Olumekun also raised concerns about the common user finger jetty in Apapa, which he noted was not concessioned to either APMT or Eko Support Terminal but has effectively been taken over by GMT Shipping.
“The common user finger jetty in Apapa which was reserved by the Federal Government was not concessioned, neither to APMT nor Eko Support, and we as barge operators have written to government several times that we cannot allow foreigners to start chasing us out of the finger jetty and be making money from it,” he said, adding that BOAN members possess the necessary equipment and cranes to operate the jetty themselves should access be granted.
Invoking international port operations standards, the BOAN President noted that maritime law mandates that every terminal must leave 50 metres available for emergency evacuation or barge operations, a provision he said is being flagrantly violated.
“According to international laws on port operations, 50 metres is designed for emergency evacuation. Every terminal must leave 50 metres for emergency operations or barge operations, and even the concession agreement the terminal operators signed with the Federal Government, the clause is stated there. APMT is the only place where this anomaly is taking place,” Olumekun stated.
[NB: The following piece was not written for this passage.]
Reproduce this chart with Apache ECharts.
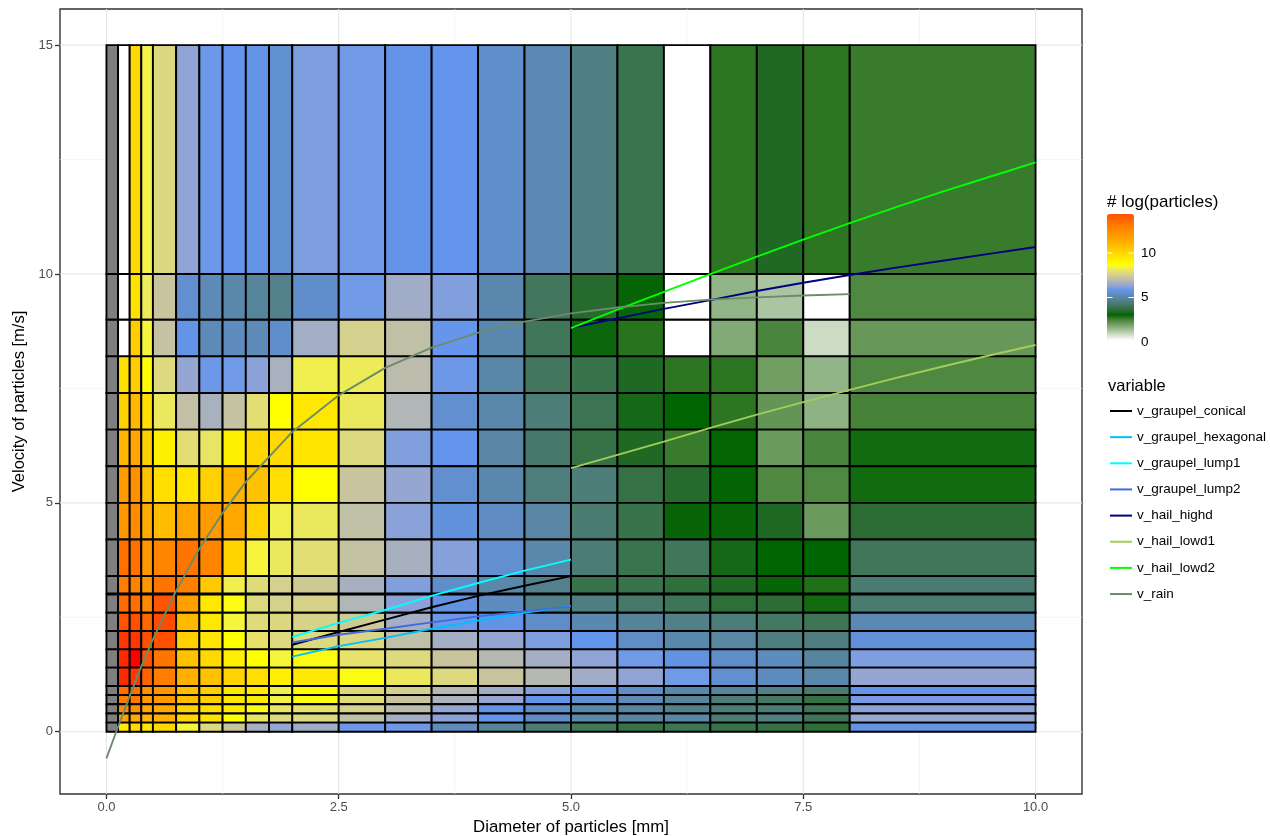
<!DOCTYPE html>
<html>
<head>
<meta charset="utf-8">
<style>html,body{margin:0;padding:0;background:#fff}#chart{width:1270px;height:836px}</style>
<script src="https://cdn.jsdelivr.net/npm/echarts@6/dist/echarts.min.js"></script>
</head>
<body>
<div id="chart"></div>
<script>
// ---------- data ----------
const diameterEdges = [0,0.125,0.25,0.375,0.5,0.75,1,1.25,1.5,1.75,2,2.5,3,3.5,4,4.5,5,5.5,6,6.5,7,7.5,8,10];
// velocity bins, top to bottom
const velocityLow  = [10,9,8.2,7.4,6.6,5.8,5,4.2,3.4,3.02,2.6,2.2,1.8,1.4,1,0.8,0.6,0.4,0.2,0];
const velocityHigh = [15,10,9,8.2,7.4,6.6,5.8,5,4.2,3.4,3,2.6,2.2,1.8,1.4,1,0.8,0.6,0.4,0.2];
// log(particles) per velocity bin (rows) and diameter bin (columns); null = no data
const logParticles = [
 [null,0,9.88,8.28,7.6,6.2,5.85,5.76,5.65,5.45,6.02,5.88,5.7,5.76,5.35,5.05,4.45,3.75,0,2.55,3.2,2.55,2.45],
 [null,0,9.62,8.12,7.15,5.4,5.1,4.95,4.75,4.55,5.35,5.88,6.45,6.05,5.0,3.95,3.3,2.95,0,1.35,1.05,0,2.2],
 [null,0,10.3,8.35,7.06,5.7,5.1,5.2,5.1,5.35,6.48,7.42,7.0,5.78,5.0,3.9,3.0,2.6,0,1.55,2.25,0.65,1.9],
 [null,9.62,10.3,8.68,7.65,6.27,5.85,5.88,6.14,6.6,8.2,8.12,6.9,5.85,4.9,3.95,3.7,3.2,2.55,2.55,1.8,1.35,2.2],
 [null,10.15,10.95,9.72,8.05,7.02,6.6,7.1,7.78,8.68,9.4,8.05,6.72,5.4,4.95,4.3,3.8,3.1,2.88,2.55,1.95,1.4,2.3],
 [null,11.0,11.45,10.15,9.15,7.78,7.98,9.15,9.95,9.88,9.5,7.65,6.05,5.75,4.85,4.1,3.6,3.2,2.45,2.85,1.85,2.25,2.75],
 [null,11.8,12.1,10.6,9.72,9.5,10.15,11.0,10.6,9.72,8.68,7.15,6.27,5.4,5.0,4.35,4.3,3.6,3.3,2.9,2.2,2.2,2.75],
 [null,11.9,12.2,11.3,10.8,11.52,11.8,11.4,10.15,8.2,8.05,7.0,6.14,5.55,5.25,4.85,4.2,3.7,2.95,2.95,3.2,1.85,3.4],
 [null,12.9,12.9,11.9,12.4,12.8,12.4,10.05,8.35,8.05,7.78,7.06,6.56,6.08,5.4,4.95,4.25,3.75,3.9,3.1,2.88,2.88,3.9],
 [null,12.6,12.5,11.9,12.8,12.5,10.4,8.2,7.7,7.42,7.28,6.56,6.05,5.35,4.95,4.55,3.7,3.7,3.5,3.2,2.95,2.65,4.2],
 [null,13,12.9,12.3,13.5,11.7,9.4,8.55,7.65,7.42,7.48,6.72,6.14,5.6,5.2,4.55,4.4,4.1,3.85,3.45,3.4,2.75,4.2],
 [null,13.5,13.6,13.1,13.7,10.85,9.4,8.35,7.7,7.6,7.48,7.28,6.5,5.85,5.65,5.3,5.0,4.7,4.5,4.3,4.0,3.85,5.05],
 [null,14,14,13.6,13.6,10.2,9.5,8.68,7.9,7.65,7.65,7.6,7.0,6.5,6.27,6.02,5.76,5.3,4.95,4.85,4.4,4.4,5.5],
 [null,14.1,14.4,13.5,12.8,10.6,9.88,9.15,8.68,8.35,8.55,7.9,7.65,7.15,6.8,6.5,6.2,5.88,5.6,5.3,5.2,4.8,6.02],
 [null,14.1,14,13.2,12.6,11.2,10.6,10.05,9.72,9.15,9.35,8.55,8.05,7.65,7.15,6.8,6.45,6.2,5.88,5.4,5.2,4.95,6.27],
 [null,12.9,12.9,12,11.9,10.7,10.2,9.4,9.3,8.2,8.68,7.6,7.42,6.8,6.45,6.08,5.7,5.3,4.9,4.8,4.5,4.2,5.7],
 [null,12.6,12.7,11.8,11.9,10.8,10.2,9.4,9.3,8.28,8.55,7.7,7.15,6.65,6.27,5.7,5.4,5.1,4.75,4.3,4.0,3.6,5.95],
 [null,12.3,12.1,11.45,11.4,10.15,9.72,9.3,8.55,7.98,7.9,7.48,6.9,6.27,5.7,5.35,4.95,4.8,4.55,4.3,4.25,3.85,6.14],
 [null,11.7,11.4,10.95,11.2,10.05,9.62,8.68,7.98,7.65,7.65,7.0,6.5,6.14,5.7,5.3,4.95,4.8,4.85,4.25,4.45,3.85,6.27],
 [null,9.35,9.88,9.5,9.88,8.35,7.65,7.15,6.56,6.27,6.45,5.85,5.85,5.2,4.7,4.25,3.9,3.65,3.85,3.65,3.6,3.45,5.65]
];
// fall-speed curves
const rainD = [0,0.125,0.25,0.375,0.5,0.75,1,1.25,1.5,2,2.5,3,3.5,4,4.5,5,5.5,6,6.5,7,7.5,8];
const vRain = [-0.58,0.11,0.78,1.43,2.02,3.08,4.0,4.78,5.46,6.55,7.35,7.95,8.39,8.72,8.96,9.14,9.27,9.37,9.44,9.49,9.53,9.56];
const graupelD = [2,2.5,3,3.5,4,4.5,5];
const vConical = [1.9,2.18,2.45,2.72,2.97,3.19,3.4];
const vHexagonal = [1.64,1.87,2.05,2.25,2.43,2.6,2.75];
const vLump1 = [2.07,2.38,2.66,2.97,3.25,3.52,3.76];
const vLump2 = [1.95,2.12,2.25,2.39,2.52,2.63,2.74];
const hailD = [5,5.5,6,6.5,7,7.5,8,8.5,9,9.5,10];
const vHighd = [8.82,9.03,9.24,9.43,9.63,9.81,9.98,10.14,10.29,10.44,10.59];
const vLowd1 = [5.76,6.05,6.34,6.64,6.93,7.2,7.47,7.73,7.98,8.22,8.45];
const vLowd2 = [8.82,9.22,9.61,10.0,10.38,10.75,11.11,11.46,11.8,12.12,12.44];
const xMajor = [0,2.5,5,7.5,10];
const xMinor = [1.25,3.75,6.25,8.75];
const yMajor = [0,5,10,15];
const yMinor = [2.5,7.5,12.5];
const scaleAnchors = ['#ffffff','#006400','#6495ed','#ffff00','#ffa500','#ff0000'];
const legendAnchors = ['#ffffff','#006400','#6495ed','#ffff00','#ffa500','#ff5000'];
const legendTicks = [0,5,10];
const lineSeries = [
  ['v_graupel_conical', graupelD, vConical, '#000000'],
  ['v_graupel_hexagonal', graupelD, vHexagonal, '#00bfff'],
  ['v_graupel_lump1', graupelD, vLump1, '#00ffff'],
  ['v_graupel_lump2', graupelD, vLump2, '#4169e1'],
  ['v_hail_highd', hailD, vHighd, '#000080'],
  ['v_hail_lowd1', hailD, vLowd1, '#a2cd5a'],
  ['v_hail_lowd2', hailD, vLowd2, '#00ff00'],
  ['v_rain', rainD, vRain, '#6b8b6b']
];

// ---------- Lab colour ramp (the original scale interpolates in Lab) ----------
function toLab(hex){
  const c=[1,3,5].map(i=>parseInt(hex.substr(i,2),16)/255).map(v=>v<=0.04045?v/12.92:Math.pow((v+0.055)/1.055,2.4));
  const X=(0.4124*c[0]+0.3576*c[1]+0.1805*c[2])/0.95047,Y=0.2126*c[0]+0.7152*c[1]+0.0722*c[2],Z=(0.0193*c[0]+0.1192*c[1]+0.9505*c[2])/1.08883;
  const f=t=>t>0.008856?Math.cbrt(t):7.787*t+16/116;
  return [116*f(Y)-16,500*(f(X)-f(Y)),200*(f(Y)-f(Z))];
}
function fromLab(l){
  const fy=(l[0]+16)/116,fx=l[1]/500+fy,fz=fy-l[2]/200;
  const g=t=>t*t*t>0.008856?t*t*t:(t-16/116)/7.787;
  const X=g(fx)*0.95047,Y=g(fy),Z=g(fz)*1.08883;
  const r=[3.2406*X-1.5372*Y-0.4986*Z,-0.9689*X+1.8758*Y+0.0415*Z,0.0557*X-0.2040*Y+1.0570*Z];
  return 'rgb('+r.map(v=>{v=v<=0.0031308?12.92*v:1.055*Math.pow(v,1/2.4)-0.055;return Math.round(Math.min(1,Math.max(0,v))*255);}).join(',')+')';
}
function ramp(anchors,steps){
  const out=[];
  for(let i=0;i<anchors.length-1;i++){
    const a=toLab(anchors[i]),b=toLab(anchors[i+1]);
    for(let s=0;s<steps;s++){const t=s/steps;out.push(fromLab(a.map((v,k)=>v+(b[k]-v)*t)));}
  }
  out.push(fromLab(toLab(anchors[anchors.length-1])));
  return out;
}

// ---------- build ----------
const cellData=[];
logParticles.forEach((row,r)=>row.forEach((v,c)=>{
  cellData.push([diameterEdges[c],diameterEdges[c+1],velocityLow[r],velocityHigh[r],v===null?NaN:v]);
}));
const gridData=[];
xMinor.forEach(v=>gridData.push([0,v,0]));
yMinor.forEach(v=>gridData.push([1,v,0]));
xMajor.forEach(v=>gridData.push([0,v,1]));
yMajor.forEach(v=>gridData.push([1,v,1]));

const xMin=-0.5,xMax=10.5,yMin=-1.36,yMax=15.79;
const font='"Liberation Sans", Arial, sans-serif';
const series=[
  {type:'custom',name:'gridlines',silent:true,z:1,clip:true,data:gridData,
   encode:{x:1},
   renderItem:function(p,api){
     const isY=api.value(0),v=api.value(1),maj=api.value(2);
     const a=isY?api.coord([xMin,v]):api.coord([v,yMin]);
     const b=isY?api.coord([xMax,v]):api.coord([v,yMax]);
     return {type:'line',shape:{x1:a[0],y1:a[1],x2:b[0],y2:b[1]},style:{stroke:maj?'#e6e6e6':'#f0f0f0',lineWidth:maj?1.1:0.7}};
   }},
  {type:'custom',name:'cells',silent:true,z:2,clip:false,data:cellData,
   encode:{x:[0,1],y:[2,3]},
   renderItem:function(p,api){
     const a=api.coord([api.value(0),api.value(3)]),b=api.coord([api.value(1),api.value(2)]);
     const v=api.value(4);
     return {type:'rect',shape:{x:a[0],y:a[1],width:b[0]-a[0],height:b[1]-a[1]},
       style:{fill:isNaN(v)?'#7f7f7f':api.visual('color'),stroke:'#000',lineWidth:1.9}};
   }}
];
lineSeries.forEach(s=>series.push({
  type:'line',name:s[0],data:s[1].map((d,i)=>[d,s[2][i]]),showSymbol:false,symbol:'none',smooth:false,silent:true,z:3,
  lineStyle:{color:s[3],width:1.9},itemStyle:{color:s[3]},clip:true
}));

// legend graphics
const barTop=214,barH=126,barL=1107,barW=27;
const tickY=v=>342-v*8.9;
const graphics=[
  {type:'text',left:1107,top:194,z:10,style:{text:'# log(particles)',font:'17px '+font,fill:'#000'}},
  {type:'text',left:1108,top:378,z:10,style:{text:'variable',font:'16.5px '+font,fill:'#000'}}
];
legendTicks.forEach(v=>{
  const y=tickY(v);
  graphics.push({type:'text',left:1141,top:y-7,z:10,style:{text:String(v),font:'13.5px '+font,fill:'#000'}});
  if(v>0){
    graphics.push({type:'line',z:10,shape:{x1:barL,y1:y,x2:barL+5.5,y2:y},style:{stroke:'#fff',lineWidth:1}});
    graphics.push({type:'line',z:10,shape:{x1:barL+barW-5.5,y1:y,x2:barL+barW,y2:y},style:{stroke:'#fff',lineWidth:1}});
  }
});

const chart=echarts.init(document.getElementById('chart'),null,{renderer:'canvas'});
chart.setOption({
  animation:false,
  backgroundColor:'#fff',
  textStyle:{fontFamily:font},
  grid:{left:60,right:188,top:9,height:785,show:true,backgroundColor:'#fff',borderColor:'#333',borderWidth:1.4,containLabel:false,outerBoundsMode:'none'},
  xAxis:{type:'value',min:xMin,max:xMax,splitLine:{show:false},
    axisLine:{show:false,onZero:false},
    axisTick:{show:true,length:5,lineStyle:{color:'#333',width:1.3},customValues:xMajor},
    axisLabel:{color:'#4d4d4d',fontSize:13,margin:7,customValues:xMajor,formatter:v=>v.toFixed(1)},
    name:'Diameter of particles [mm]',nameLocation:'middle',nameGap:24,nameTextStyle:{fontSize:16.8,color:'#000',fontFamily:font}},
  yAxis:{type:'value',min:yMin,max:yMax,splitLine:{show:false},
    axisLine:{show:false,onZero:false},
    axisTick:{show:true,length:5,lineStyle:{color:'#333',width:1.3},customValues:yMajor},
    axisLabel:{color:'#4d4d4d',fontSize:13,margin:7,customValues:yMajor},
    name:'Velocity of particles [m/s]',nameLocation:'middle',nameGap:29,nameTextStyle:{fontSize:16.5,color:'#000',fontFamily:font}},
  visualMap:[
    {type:'continuous',show:false,seriesIndex:1,dimension:4,min:0,max:14.4,inRange:{color:ramp(scaleAnchors,8)},calculable:false},
    {type:'continuous',show:true,seriesIndex:[],min:0,max:14.4,left:barL,top:barTop,itemWidth:barW,itemHeight:barH,calculable:false,hoverLink:false,
     inRange:{color:ramp(legendAnchors,8)},text:null,padding:0}
  ],
  legend:{orient:'vertical',left:1110,top:404,padding:0,icon:'rect',itemWidth:22,itemHeight:2,itemGap:12.15,
    data:lineSeries.map(s=>s[0]),selectedMode:false,
    textStyle:{fontSize:13.5,color:'#000',fontFamily:font}},
  graphic:graphics,
  series:series
});
</script>
</body>
</html>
Framing the matter in broader economic and policy terms, Olumekun accused APMT and the terminal operators of directly sabotaging President Bola Tinubu’s local content and blue economy agenda.
“The terminal operators are killing the efforts of President Bola Ahmed Tinubu in the development of indigenous capacity in the maritime and blue economy sector,” he charged, while also calling on the Federal Government to consider terminating APMT’s concession agreement.
“It is high time the Federal Government terminate the concession agreement. We are writing to the Senate and the Minister of Marine and Blue Economy, because we don’t think he is aware,” he said.
The Director of Enforcement and Operations for BOAN, Nura Wagani, corroborated the damaging impact of the charge hike, stressing that it was imposed without consultation with barge operators.
“The increase in terminal handling charges was carried out without consulting us. If a truck is loading one container for N280,000 and a barge is loading for N580,000, you would prefer to go for the cheaper one. The increment is going to affect the whole nation because anyone taking delivery by barge would add it to the cost of selling their commodities for the common man.”
Wagani also drew a sharp contrast between the situation at Apapa and that at Tin Can Island Port, noting that the crisis is largely localised to APMT’s operations.
“We as barge operators have been thrown out of business, nobody is patronising us because of these exorbitant rates. This is only happening in Apapa Port. If you go to the Tin Can Island Port, the cost is not the same, Tin Can Island is far cheaper than Apapa where APMT is flexing muscles and trying to take over our barging operation,” he said.